Rebecca Hossack is the Director of three internationally-renowned galleries – two in central London and one in New York. Hossack is credited with introducing Aboriginal art to Europe, and has curated important collections from Papua New Guinea, tribal India and the Bushmen of the Kalahari. Hossack writes regularly in the national press and lectures internationally on Aboriginal art, contributing to the Macmillan Dictionary of Art (1996) and the Oxford History of Western Art (2000). She has curated many exhibitions of Aboriginal and non-Western art both in the UK and worldwide, working closely with the British Museum, the V&A, the Bristol City Art Gallery, the Harrogate Art Gallery, the Horniman Museum, Leicester City Art Galleries, and the De Young Museum in San Francisco.
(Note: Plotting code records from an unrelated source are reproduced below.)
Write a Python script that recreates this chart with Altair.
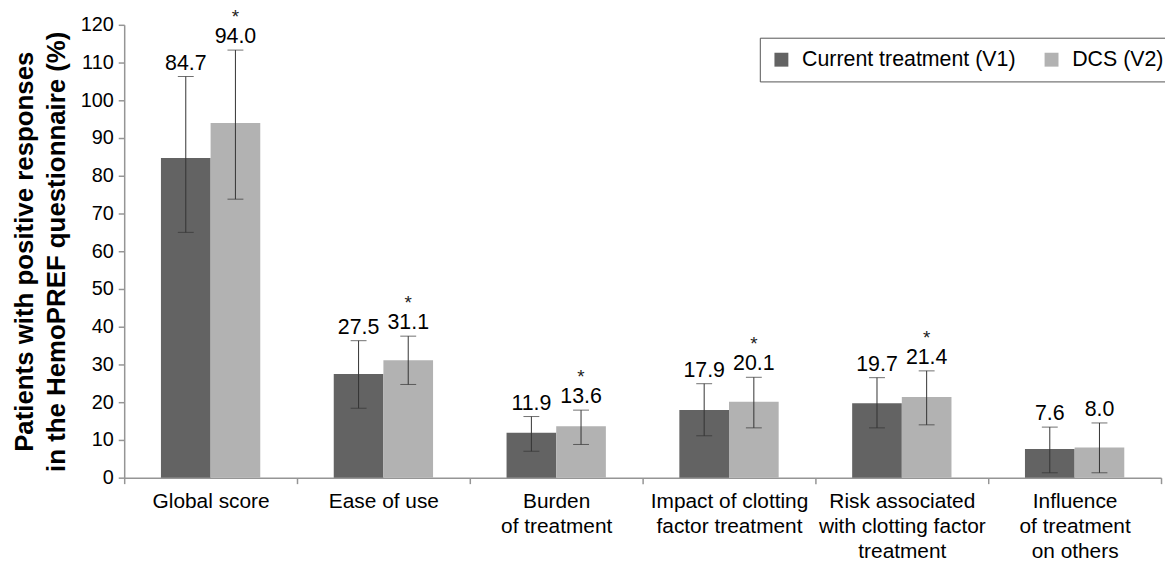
import altair as alt
import pandas as pd

categories = [
    "Global score",
    "Ease of use",
    "Burden|of treatment",
    "Impact of clotting|factor treatment",
    "Risk associated|with clotting factor|treatment",
    "Influence|of treatment|on others",
]
series = ["Current treatment (V1)", "DCS (V2)"]

v1_mean = [84.7, 27.5, 11.9, 17.9, 19.7, 7.6]
v1_low = [65.0, 18.4, 7.0, 11.1, 13.2, 1.3]
v1_high = [106.3, 36.3, 16.2, 24.9, 26.5, 13.4]

v2_mean = [94.0, 31.1, 13.6, 20.1, 21.4, 8.0]
v2_low = [73.8, 24.7, 8.8, 13.2, 14.0, 1.3]
v2_high = [113.3, 37.5, 17.9, 26.6, 28.3, 14.5]
v2_significant = [True, True, True, True, True, False]

y_ticks = list(range(0, 121, 10))

rows = []
for i, c in enumerate(categories):
    rows.append(dict(cat=c, series=series[0], mean=v1_mean[i], low=v1_low[i],
                     high=v1_high[i], star=""))
    rows.append(dict(cat=c, series=series[1], mean=v2_mean[i], low=v2_low[i],
                     high=v2_high[i], star="*" if v2_significant[i] else ""))
df = pd.DataFrame(rows)
df["label"] = df["mean"].map(lambda v: f"{v:.1f}")

FONT = "Liberation Sans"
AXIS_GREY = "#959595"
ERR = "#333333"

x = alt.X(
    "cat:N",
    sort=categories,
    scale=alt.Scale(paddingInner=0, paddingOuter=0),
    axis=alt.Axis(
        title=None, labelAngle=0, tickBand="extent",
        labelExpr="split(datum.label, '|')",
        labelFontSize=21, labelFont=FONT, labelColor="black",
        labelBaseline="top", labelPadding=7, labelLineHeight=25,
        labelLimit=300, tickSize=6, tickColor=AXIS_GREY,
        domainColor=AXIS_GREY, domainWidth=1.5, tickWidth=1.5,
    ),
)
xoff = alt.XOffset("series:N", sort=series,
                   scale=alt.Scale(paddingInner=0, paddingOuter=0.74))
y = alt.Y(
    "mean:Q",
    scale=alt.Scale(domain=[0, 120], nice=False),
    axis=alt.Axis(
        values=y_ticks, tickCount=13, labelOverlap=False, grid=False,
        title=["Patients with positive responses", "in the HemoPREF questionnaire (%)"],
        titleFontSize=26, titleFont=FONT, titleFontWeight="bold", titleColor="black",
        titleAngle=270, titleAlign="center", titleBaseline="alphabetic",
        titleX=-92, titleY=228, titleLineHeight=32,
        labelFontSize=20, labelFont=FONT, labelColor="black", labelPadding=5,
        tickSize=6, tickColor=AXIS_GREY, tickWidth=1.5,
        domainColor=AXIS_GREY, domainWidth=1.5,
    ),
)

base = alt.Chart(df)

bars = base.mark_bar().encode(
    x=x, xOffset=xoff, y=y,
    color=alt.Color(
        "series:N", sort=series,
        scale=alt.Scale(domain=series, range=["#636363", "#b2b2b2"]),
        legend=alt.Legend(
            title=None, orient="none", legendX=640, legendY=13,
            direction="horizontal", symbolType="square", symbolSize=196,
            symbolStrokeWidth=0, labelFontSize=21.5, labelFont=FONT,
            labelColor="black", labelLimit=300, strokeColor="#555555",
            fillColor="white", padding=11, columnPadding=25, labelOffset=10,
        ),
    ),
)

rules = base.mark_rule(color=ERR, strokeWidth=1).encode(
    x=x, xOffset=xoff, y=alt.Y("low:Q"), y2="high:Q"
)
cap_hi = base.mark_tick(color=ERR, thickness=1, size=16, orient="horizontal").encode(
    x=x, xOffset=xoff, y=alt.Y("high:Q")
)
cap_lo = base.mark_tick(color=ERR, thickness=1, size=16, orient="horizontal").encode(
    x=x, xOffset=xoff, y=alt.Y("low:Q")
)
labels = base.mark_text(dy=-7, baseline="alphabetic", fontSize=21.5, font=FONT,
                        color="black").encode(
    x=x, xOffset=xoff, y=alt.Y("high:Q"), text="label:N"
)
stars = base.mark_text(dy=-27, baseline="alphabetic", fontSize=19, font=FONT,
                       color="#222222").encode(
    x=x, xOffset=xoff, y=alt.Y("high:Q"), text="star:N"
)

chart = (
    alt.layer(bars, rules, cap_hi, cap_lo, labels, stars)
    .properties(
        width=1044, height=456,
        autosize=alt.AutoSizeParams(type="none"),
        padding={"left": 117, "right": 4, "top": 15, "bottom": 85},
    )
    .configure_view(stroke=None)
)

chart.save("out.html", embed_options={"renderer": "svg", "actions": False})
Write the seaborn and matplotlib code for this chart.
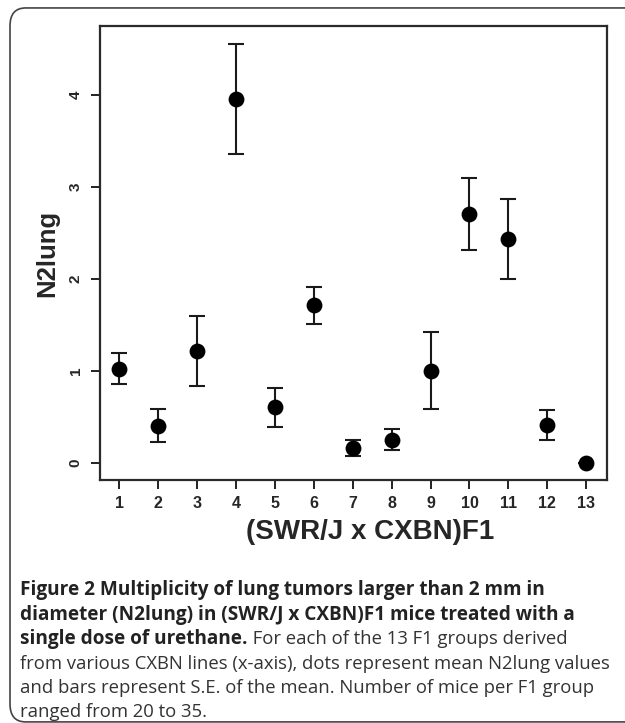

Hossack also campaigns to preserve rock art in Western Australia’s Burrup peninsular.
Charlie Waite is the grandfather of landscape photography in the UK, it’s foremost practitioner he is also the founder of The Landscape Photographer of the Year competition, now in its fourteenth year. Charlie has taken photos professionally for over 35 years and is firmly established as one of the world’s most celebrated international landscape photographers. He has published 28 books on photography and has held over 30 solo exhibitions across Europe, the USA, Japan and Australia.
Formerly Head of History of Art at Wycombe Abbey, Dan is now Deputy Head of Sixth Form at Cheltenham College where he teaches History and History of Art and coaches rowing. He has run trips for school groups, gap year students, parents and adults and is an accredited The Arts Society (formerly NADFAS) lecturer. In 2008 he was awarded by the Daily Telegraph and Wanderlust Magazine World Guide Of The Year. He lives in Cheltenham with his wife and two sons Hector and Tobias. Rome is his favourite city, Velázquez and Degas are his favourite non-Italian painters.